Однажды в деревню на лошади приехал бородатый дед — работник санэпидстанции. В районе объявил войну вшам (тогда много детей умирало от тифа). Дед зашел в каждый дом и провел обработку каким-то белым порошком. В деревне почти в каждом дворе были бани. Но топить их было нечем. Только по указанию сверху колхоз выделил по сто килограмм соломы каждому двору на растопку. И дед из санэпидстанции велел всем париться в бане. Две недели он боролся с завшивленностью в нашей деревне. Потом говорили, что это было чрезвычайно важное мероприятие.

Помню 1947 год. Уборка урожая. Рожь в тот год выросла высотой под два метра, колосья полные, квадратные. Женщины за день вручную убирали по четыре-шесть соток. Из райцентра в деревню приезжали газетчики. На передовицах местной газеты «Светлая заря» писали: «Ударница колхоза имени Ирек Тан серпом убрала ржи с площади шесть соток. Равняйтесь на передовиков!»
Но когда колхозницы-уда
рницы возвращались домой, на окраине деревни их поджидали представители из района. Женщин проверяли с головы до ног. Если у кого-то находили 100 — 150 грамм зерна, увозили в район. Однажды наша соседка, вдова с тремя детьми, не выдержала, задрала платье, закричала: «Дети умирают от голода, сами еле ноги таскаем, не можем мы работать голодные». Проверяющие оторопели. Мужчины отвернулись от смущения. «Мы тут ни при чем. Есть указание», — потом оправдывались они. После этой истории целую неделю колхозниц никто не проверял.

Однако моя мать, несмотря на тщательные проверки, ухитрялась приносить домой горстку зерна. Она прятала его в лаптях. Пока шла два-три километра до дома, зерно отшлифовывалось, приобретало черно-зеленый цвет. Дома мама сразу снимала лапти и высыпала их содержимое в посуду. Зерно мыли, жарили на сковородке и с помощью ручной дробилки делали крупу. Потом добавляли в нее щавель, козье молоко и варили суп.
А еще мы с детства привыкли пить чай. Бабушка получала небольшую пенсию за погибших на фронте сыновей. Ее как раз хватало только на чай. К тому же в сельском магазине кроме керосина, табака и чая ничего не было.

«Доченька, не пора ли самовар ставить?» — всякий раз в одно и то же время говорила бабушка маме.

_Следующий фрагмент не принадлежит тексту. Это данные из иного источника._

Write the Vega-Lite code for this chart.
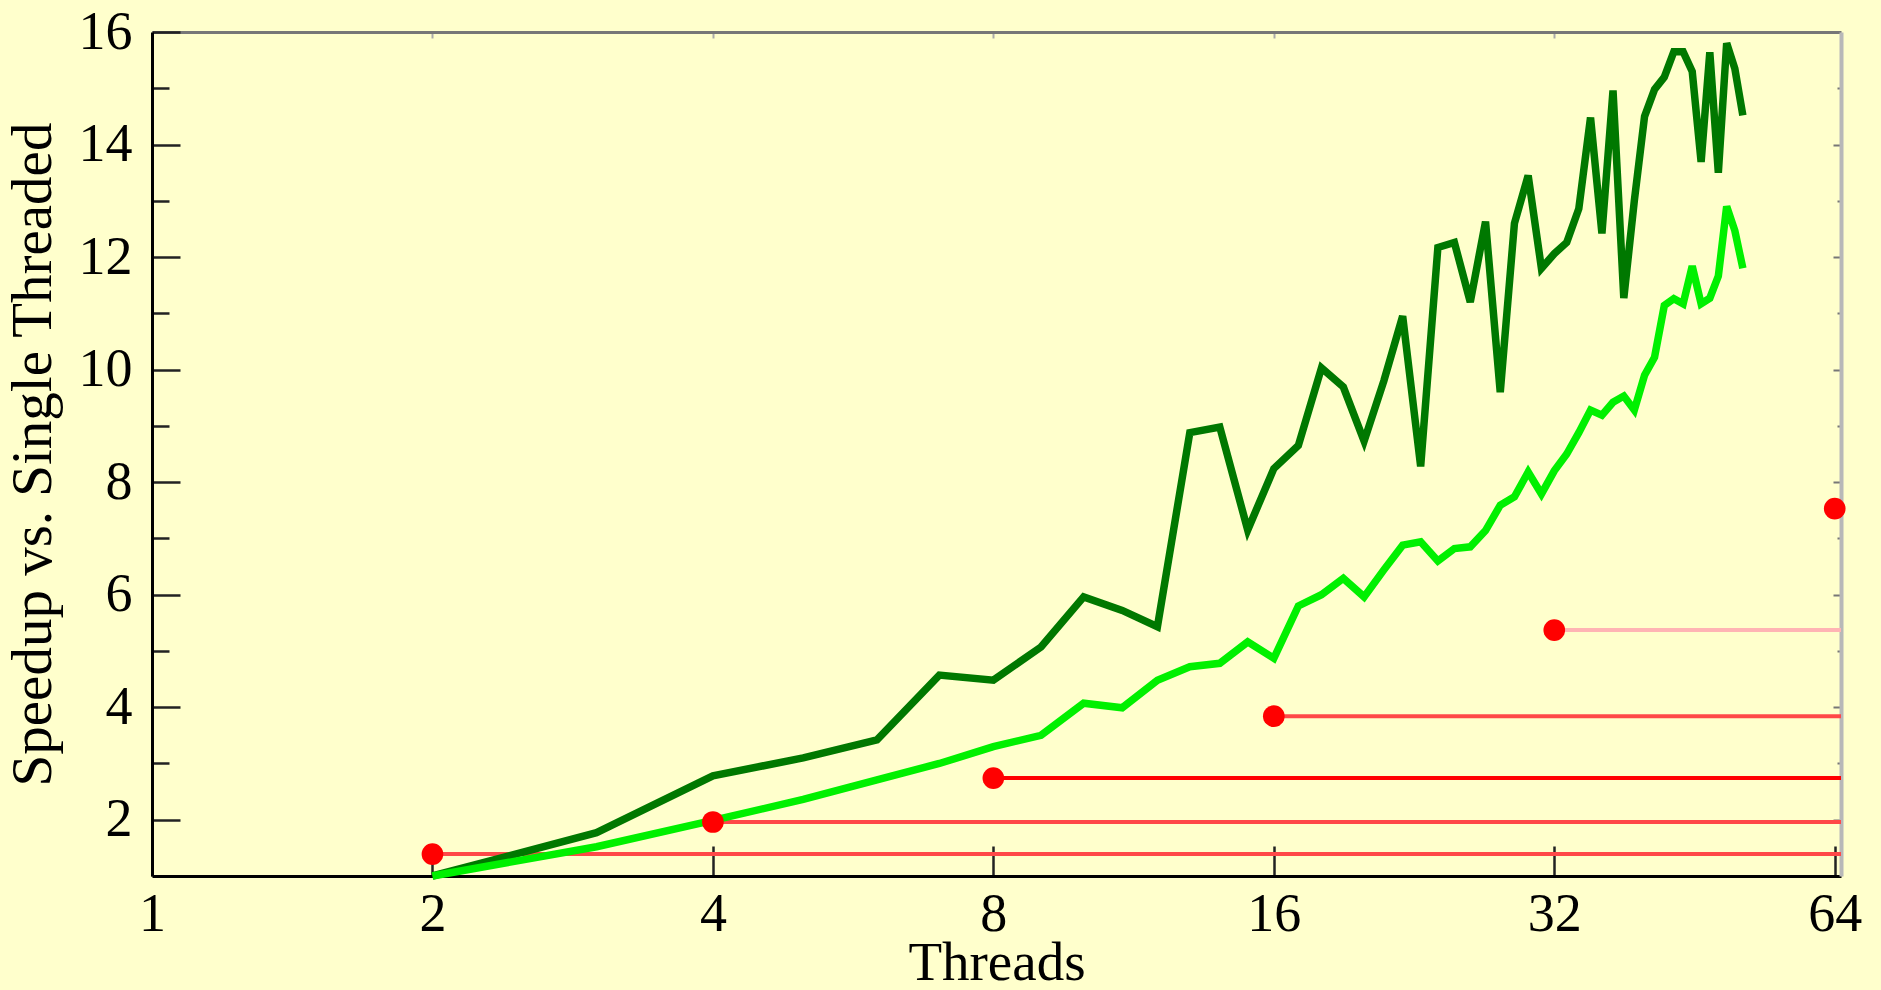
{
  "$schema": "https://vega.github.io/schema/vega-lite/v6.json",
  "width": 1689,
  "height": 844,
  "autosize": {"type": "none"},
  "padding": {"left": 152, "top": 32, "right": 40, "bottom": 114},
  "background": "#ffffcc",
  "config": {"view": {"stroke": null}, "font": "Liberation Serif"},
  "datasets": {
    "speedup": [
      {"threads": 2, "speedup": 1.0, "series": "upper"},
      {"threads": 3, "speedup": 1.77, "series": "upper"},
      {"threads": 4, "speedup": 2.78, "series": "upper"},
      {"threads": 5, "speedup": 3.1, "series": "upper"},
      {"threads": 6, "speedup": 3.42, "series": "upper"},
      {"threads": 7, "speedup": 4.57, "series": "upper"},
      {"threads": 8, "speedup": 4.48, "series": "upper"},
      {"threads": 9, "speedup": 5.07, "series": "upper"},
      {"threads": 10, "speedup": 5.96, "series": "upper"},
      {"threads": 11, "speedup": 5.72, "series": "upper"},
      {"threads": 12, "speedup": 5.43, "series": "upper"},
      {"threads": 13, "speedup": 8.88, "series": "upper"},
      {"threads": 14, "speedup": 8.98, "series": "upper"},
      {"threads": 15, "speedup": 7.15, "series": "upper"},
      {"threads": 16, "speedup": 8.24, "series": "upper"},
      {"threads": 17, "speedup": 8.65, "series": "upper"},
      {"threads": 18, "speedup": 10.03, "series": "upper"},
      {"threads": 19, "speedup": 9.69, "series": "upper"},
      {"threads": 20, "speedup": 8.73, "series": "upper"},
      {"threads": 21, "speedup": 9.8, "series": "upper"},
      {"threads": 22, "speedup": 10.95, "series": "upper"},
      {"threads": 23, "speedup": 8.28, "series": "upper"},
      {"threads": 24, "speedup": 12.17, "series": "upper"},
      {"threads": 25, "speedup": 12.26, "series": "upper"},
      {"threads": 26, "speedup": 11.2, "series": "upper"},
      {"threads": 27, "speedup": 12.63, "series": "upper"},
      {"threads": 28, "speedup": 9.6, "series": "upper"},
      {"threads": 29, "speedup": 12.6, "series": "upper"},
      {"threads": 30, "speedup": 13.45, "series": "upper"},
      {"threads": 31, "speedup": 11.8, "series": "upper"},
      {"threads": 32, "speedup": 12.06, "series": "upper"},
      {"threads": 33, "speedup": 12.26, "series": "upper"},
      {"threads": 34, "speedup": 12.86, "series": "upper"},
      {"threads": 35, "speedup": 14.48, "series": "upper"},
      {"threads": 36, "speedup": 12.42, "series": "upper"},
      {"threads": 37, "speedup": 14.96, "series": "upper"},
      {"threads": 38, "speedup": 11.27, "series": "upper"},
      {"threads": 39, "speedup": 13.0, "series": "upper"},
      {"threads": 40, "speedup": 14.5, "series": "upper"},
      {"threads": 41, "speedup": 14.98, "series": "upper"},
      {"threads": 42, "speedup": 15.2, "series": "upper"},
      {"threads": 43, "speedup": 15.65, "series": "upper"},
      {"threads": 44, "speedup": 15.65, "series": "upper"},
      {"threads": 45, "speedup": 15.3, "series": "upper"},
      {"threads": 46, "speedup": 13.69, "series": "upper"},
      {"threads": 47, "speedup": 15.64, "series": "upper"},
      {"threads": 48, "speedup": 13.5, "series": "upper"},
      {"threads": 49, "speedup": 15.8, "series": "upper"},
      {"threads": 50, "speedup": 15.35, "series": "upper"},
      {"threads": 51, "speedup": 14.52, "series": "upper"},
      {"threads": 2, "speedup": 1.0, "series": "lower"},
      {"threads": 3, "speedup": 1.52, "series": "lower"},
      {"threads": 4, "speedup": 1.99, "series": "lower"},
      {"threads": 5, "speedup": 2.36, "series": "lower"},
      {"threads": 6, "speedup": 2.71, "series": "lower"},
      {"threads": 7, "speedup": 3.0, "series": "lower"},
      {"threads": 8, "speedup": 3.3, "series": "lower"},
      {"threads": 9, "speedup": 3.5, "series": "lower"},
      {"threads": 10, "speedup": 4.07, "series": "lower"},
      {"threads": 11, "speedup": 3.99, "series": "lower"},
      {"threads": 12, "speedup": 4.48, "series": "lower"},
      {"threads": 13, "speedup": 4.72, "series": "lower"},
      {"threads": 14, "speedup": 4.78, "series": "lower"},
      {"threads": 15, "speedup": 5.16, "series": "lower"},
      {"threads": 16, "speedup": 4.87, "series": "lower"},
      {"threads": 17, "speedup": 5.8, "series": "lower"},
      {"threads": 18, "speedup": 6.0, "series": "lower"},
      {"threads": 19, "speedup": 6.29, "series": "lower"},
      {"threads": 20, "speedup": 5.96, "series": "lower"},
      {"threads": 21, "speedup": 6.44, "series": "lower"},
      {"threads": 22, "speedup": 6.88, "series": "lower"},
      {"threads": 23, "speedup": 6.94, "series": "lower"},
      {"threads": 24, "speedup": 6.6, "series": "lower"},
      {"threads": 25, "speedup": 6.82, "series": "lower"},
      {"threads": 26, "speedup": 6.85, "series": "lower"},
      {"threads": 27, "speedup": 7.14, "series": "lower"},
      {"threads": 28, "speedup": 7.59, "series": "lower"},
      {"threads": 29, "speedup": 7.74, "series": "lower"},
      {"threads": 30, "speedup": 8.18, "series": "lower"},
      {"threads": 31, "speedup": 7.79, "series": "lower"},
      {"threads": 32, "speedup": 8.2, "series": "lower"},
      {"threads": 33, "speedup": 8.5, "series": "lower"},
      {"threads": 34, "speedup": 8.88, "series": "lower"},
      {"threads": 35, "speedup": 9.28, "series": "lower"},
      {"threads": 36, "speedup": 9.19, "series": "lower"},
      {"threads": 37, "speedup": 9.42, "series": "lower"},
      {"threads": 38, "speedup": 9.53, "series": "lower"},
      {"threads": 39, "speedup": 9.28, "series": "lower"},
      {"threads": 40, "speedup": 9.9, "series": "lower"},
      {"threads": 41, "speedup": 10.22, "series": "lower"},
      {"threads": 42, "speedup": 11.14, "series": "lower"},
      {"threads": 43, "speedup": 11.26, "series": "lower"},
      {"threads": 44, "speedup": 11.17, "series": "lower"},
      {"threads": 45, "speedup": 11.84, "series": "lower"},
      {"threads": 46, "speedup": 11.17, "series": "lower"},
      {"threads": 47, "speedup": 11.27, "series": "lower"},
      {"threads": 48, "speedup": 11.66, "series": "lower"},
      {"threads": 49, "speedup": 12.9, "series": "lower"},
      {"threads": 50, "speedup": 12.47, "series": "lower"},
      {"threads": 51, "speedup": 11.8, "series": "lower"}
    ],
    "markers": [
      {"threads": 2, "speedup": 1.39},
      {"threads": 4, "speedup": 1.96},
      {"threads": 8, "speedup": 2.74},
      {"threads": 16, "speedup": 3.84},
      {"threads": 32, "speedup": 5.37},
      {"threads": 64, "speedup": 7.53}
    ]
  },
  "layer": [
    {
      "data": {"name": "markers"},
      "mark": {"type": "rule", "strokeWidth": 4},
      "encoding": {
        "x": {
          "field": "threads",
          "type": "quantitative",
          "scale": {"type": "log", "base": 2, "domain": [1, 65], "nice": false},
          "axis": {
            "orient": "bottom",
            "values": [1, 2, 4, 8, 16, 32, 64],
            "format": "d",
            "grid": false,
            "tickSize": -30,
            "tickWidth": 2.5,
            "tickColor": "#222222",
            "domainColor": "#000000",
            "domainWidth": 3,
            "labelFont": "Liberation Serif",
            "labelFontSize": 54,
            "labelColor": "#000000",
            "labelPadding": 41,
            "labelFlush": false,
            "labelOverlap": false,
            "labelBound": false,
            "title": "Threads",
            "titleFont": "Liberation Serif",
            "titleFontSize": 55,
            "titleFontWeight": "normal",
            "titleColor": "#000000",
            "titlePadding": -5
          }
        },
        "x2": {"datum": 65},
        "y": {
          "field": "speedup",
          "type": "quantitative",
          "scale": {"domain": [1, 16], "nice": false, "zero": false},
          "axis": {
            "orient": "left",
            "values": [2, 3, 4, 5, 6, 7, 8, 9, 10, 11, 12, 13, 14, 15, 16],
            "labelExpr": "datum.value % 2 === 0 ? datum.label : ''",
            "grid": false,
            "tickSize": {"condition": {"test": "datum.value % 2 === 0", "value": -28}, "value": -17},
            "tickWidth": 2.5,
            "tickColor": "#222222",
            "domainColor": "#000000",
            "domainWidth": 3,
            "labelFont": "Liberation Serif",
            "labelFontSize": 54,
            "labelColor": "#000000",
            "labelPadding": 48,
            "labelFlush": false,
            "labelOverlap": false,
            "labelBound": false,
            "title": "Speedup vs. Single Threaded",
            "titleFont": "Liberation Serif",
            "titleFontSize": 57,
            "titleFontWeight": "normal",
            "titleColor": "#000000",
            "titlePadding": 16
          }
        },
        "color": {
          "field": "threads",
          "type": "nominal",
          "scale": {"domain": [2, 4, 8, 16, 32, 64], "range": ["#ff4848", "#ff4848", "#ff0000", "#ff4848", "#ffb4b4", "#ff4848"]},
          "legend": null
        }
      }
    },
    {
      "data": {"name": "speedup"},
      "mark": {"type": "line", "strokeWidth": 7.5},
      "encoding": {
        "x": {"field": "threads", "type": "quantitative", "axis": null},
        "y": {"field": "speedup", "type": "quantitative", "axis": null},
        "color": {
          "field": "series",
          "type": "nominal",
          "scale": {"domain": ["upper", "lower"], "range": ["#007800", "#00f000"]},
          "legend": null
        }
      }
    },
    {
      "data": {"name": "markers"},
      "mark": {"type": "circle", "size": 470, "color": "#ff0000", "opacity": 1},
      "encoding": {
        "x": {
          "field": "threads",
          "type": "quantitative",
          "axis": {
            "orient": "top",
            "values": [2, 4, 8, 16, 32],
            "grid": false,
            "labels": false,
            "tickSize": -6,
            "tickWidth": 2,
            "tickColor": "#aaaaaa",
            "domainColor": "#777777",
            "domainWidth": 3,
            "title": null
          }
        },
        "y": {
          "field": "speedup",
          "type": "quantitative",
          "axis": {
            "orient": "right",
            "values": [2, 3, 4, 5, 6, 7, 8, 9, 10, 11, 12, 13, 14, 15],
            "grid": false,
            "labels": false,
            "tickSize": {"condition": {"test": "datum.value % 2 === 0", "value": -8}, "value": -4},
            "tickWidth": 2,
            "tickColor": "#777777",
            "domainColor": "#b8b8b8",
            "domainWidth": 4,
            "title": null
          }
        }
      }
    }
  ],
  "resolve": {
    "scale": {"color": "independent"},
    "axis": {"x": "independent", "y": "independent"}
  }
}
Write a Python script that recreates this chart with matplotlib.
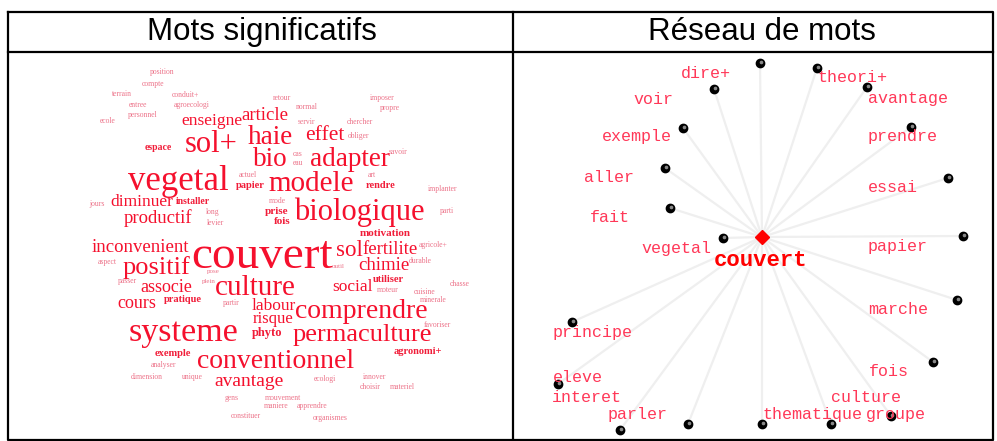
import matplotlib
matplotlib.use("Agg")
import matplotlib.pyplot as plt

# ---- données : nuage de mots (mot, poids = taille de police) ----
cloud_words = [
    "position", "compte", "terrain", "conduit+", "entree", "agroecologi", "personnel", "ecole",
    "retour", "normal", "servir", "chercher", "obliger", "imposer", "propre", "savoir",
    "cas", "eau", "actuel", "art", "implanter", "mode", "long", "levier", "jours", "parti",
    "outil", "agricole+", "durable", "moteur", "chasse", "cuisine", "minerale", "aspect",
    "pose", "plein", "passer", "partir", "favoriser", "analyser", "dimension", "unique",
    "ecologi", "innover", "choisir", "materiel", "gens", "mouvement", "maniere", "apprendre",
    "constituer", "organismes",
    "espace", "papier", "rendre", "installer", "prise", "fois", "motivation", "utiliser",
    "pratique", "exemple", "agronomi+", "phyto",
    "article", "enseigne", "haie", "sol+", "bio", "vegetal", "effet", "adapter", "modele",
    "biologique", "diminuer", "productif", "inconvenient", "couvert", "positif", "associe",
    "culture", "sol", "fertilite", "chimie", "social", "cours", "labour", "risque",
    "comprendre", "permaculture", "systeme", "conventionnel", "avantage",
]
cloud_weight = [
    5.5, 5.5, 5.5, 5.5, 5.5, 5.5, 5.5, 5.5,
    5.5, 5.5, 5.5, 5.5, 5.5, 5.5, 5.5, 5.5,
    5.5, 5.5, 5.5, 5.5, 5.5, 5.5, 5.5, 5.5, 5.5, 5.5,
    5, 5.5, 5.5, 5.5, 5.5, 5.5, 5.5, 5.5,
    5, 5, 5.5, 5.5, 5.5, 5.5, 5.5, 5.5,
    5.5, 5.5, 5.5, 5.5, 5.5, 5.5, 5.5, 5.5,
    5.5, 5.5,
    7, 7.5, 7.5, 7, 8, 8, 8, 7.5,
    7.5, 7.5, 7.5, 9,
    13.5, 12.5, 19.5, 22, 19.5, 25, 15.5, 19.5, 21,
    22, 12.5, 13.5, 13.5, 34, 19, 13,
    21, 16.5, 13.5, 13.5, 12.5, 13, 12.5, 12,
    20, 19, 24.5, 20, 14,
]

# ---- données : réseau de mots ----
center_word = "couvert"
neighbors = [
    "dire+", "theori+", "avantage", "prendre", "essai", "papier", "marche", "fois",
    "groupe", "culture", "thematique", "parler", "interet", "eleve", "principe",
    "vegetal", "fait", "aller", "exemple", "voir",
]

# ---- mise en page (pixels de la figure) ----
cloud_xy = [
    (162, 72), (153, 84), (122, 94), (185, 95), (138, 105), (192, 105), (143, 115), (108, 121),
    (282, 98), (307, 107), (306, 122), (360, 122), (358, 136), (382, 98), (390, 108), (398, 152),
    (298, 154), (298, 163), (248, 175), (372, 175), (443, 189), (277, 201), (213, 212), (215, 223),
    (97, 204), (447, 211),
    (338, 266), (433, 245), (420, 261), (388, 290), (460, 284), (425, 292), (433, 300), (107, 262),
    (213, 271), (209, 281), (127, 281), (231, 303), (437, 325), (163, 365), (147, 377), (192, 377),
    (325, 379), (375, 377), (370, 387), (402, 387), (232, 398), (283, 398), (276, 406), (312, 406),
    (246, 416), (330, 418),
    (158, 147), (250, 185), (381, 186), (193, 201), (277, 211), (282, 221), (385, 233), (388, 280),
    (183, 299), (173, 354), (418, 352), (267, 333),
    (265, 116), (212, 121), (270, 138), (211, 145), (270, 160), (178, 181), (325, 135), (350, 160),
    (311, 184), (359, 212), (142, 202), (158, 218), (140, 247), (262, 257), (156, 268), (166, 287),
    (255, 288), (349, 250), (390, 250), (384, 265), (352, 287), (137, 304), (274, 306), (273, 319),
    (361, 312), (362, 335), (183, 333), (276, 362), (249, 382),
]
center_xy = (762, 237)
node_xy = [
    (714, 89), (817, 68), (867, 87), (911, 127), (948, 178), (963, 236), (957, 300), (933, 362),
    (891, 416), (831, 424), (762, 424), (688, 424), (620, 430), (558, 384), (572, 322),
    (723, 238), (670, 208), (665, 168), (683, 128), (760, 63),
]
label_xy = [
    (706, 73), (852, 77), (908, 98), (903, 137), (893, 187), (898, 246), (898, 310), (889, 371),
    (896, 414), (866, 398), (812, 414), (638, 414), (587, 398), (578, 378), (593, 332),
    (676, 248), (610, 217), (609, 177), (637, 137), (653, 99),
]

W, H = 997, 441
fig = plt.figure(figsize=(W / 100, H / 100), dpi=100)
ax = fig.add_axes([0, 0, 1, 1])
ax.set_xlim(0, W)
ax.set_ylim(H, 0)
ax.axis("off")

# tableau
lw = 1.6
ax.plot([8, 993, 993, 8, 8], [12, 12, 440, 440, 12], color="black", lw=lw)
ax.plot([8, 993], [52, 52], color="black", lw=lw)
ax.plot([513, 513], [12, 440], color="black", lw=lw)
ax.text(262, 32, "Mots significatifs", ha="center", va="center",
        fontsize=22.5, family="Liberation Sans")
ax.text(762, 32, "Réseau de mots", ha="center", va="center",
        fontsize=22.5, family="Liberation Sans")

# nuage de mots
for w, s, (x, y) in zip(cloud_words, cloud_weight, cloud_xy):
    if s < 6:
        col, weight, alpha = "#e8506c", "normal", 0.8
    elif s < 10:
        col, weight, alpha = "#f0102e", "bold", 0.95
    else:
        col, weight, alpha = "#f5102d", "normal", 1.0
    ax.text(x, y, w, ha="center", va="center", fontsize=s, color=col,
            alpha=alpha, fontweight=weight, family="Liberation Serif")

# réseau
cx, cy = center_xy
for (nx, ny) in node_xy:
    ax.plot([cx, nx], [cy, ny], color="#efefef", lw=1.6, zorder=1)
for (nx, ny) in node_xy:
    ax.plot(nx, ny, "o", color="black", markersize=6, zorder=3)
    ax.plot(nx + 1, ny - 1, "o", color="#888888", markersize=1.6, zorder=4)
ax.plot(cx, cy, "D", color="#ff0000", markersize=7, zorder=4)

for w, (x, y) in zip(neighbors, label_xy):
    ax.text(x, y, w, ha="center", va="center", fontsize=12, color="#ff3858",
            family="Liberation Mono", zorder=5)
ax.text(761, 261, center_word, ha="center", va="center", fontsize=16,
        fontweight="bold", color="#ff0000", family="Liberation Mono", zorder=5)

fig.savefig("out.png", dpi=100)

Именно в это время над деревней всегда с шумом и воем пролетал самолет.
«Бабушка, а вот на этом самолете, который пролетает над полем, может прилететь наш папа?» — спрашивала сестренка. «Может, может, моя умница», — отвечала ей бабушка.
И каждый день, когда самолет появлялся на горизонте, мои младшие сестренка и братишка, встречали его криком: «Самолет, верни нам папу…»
Крылатая машина медленно, с тяжелым ревом, пролетала над полем, будто ее тянуло вниз, на землю, чтобы вернуть нашего папу.
…После школы меня призвали в армию. Служил я в Германии, в отдельном минометно-гвардейском дивизионе. У нас была дружная солдатская семья. И кормили очень хорошо. Тогда в свои 18 лет я впервые досыта наелся.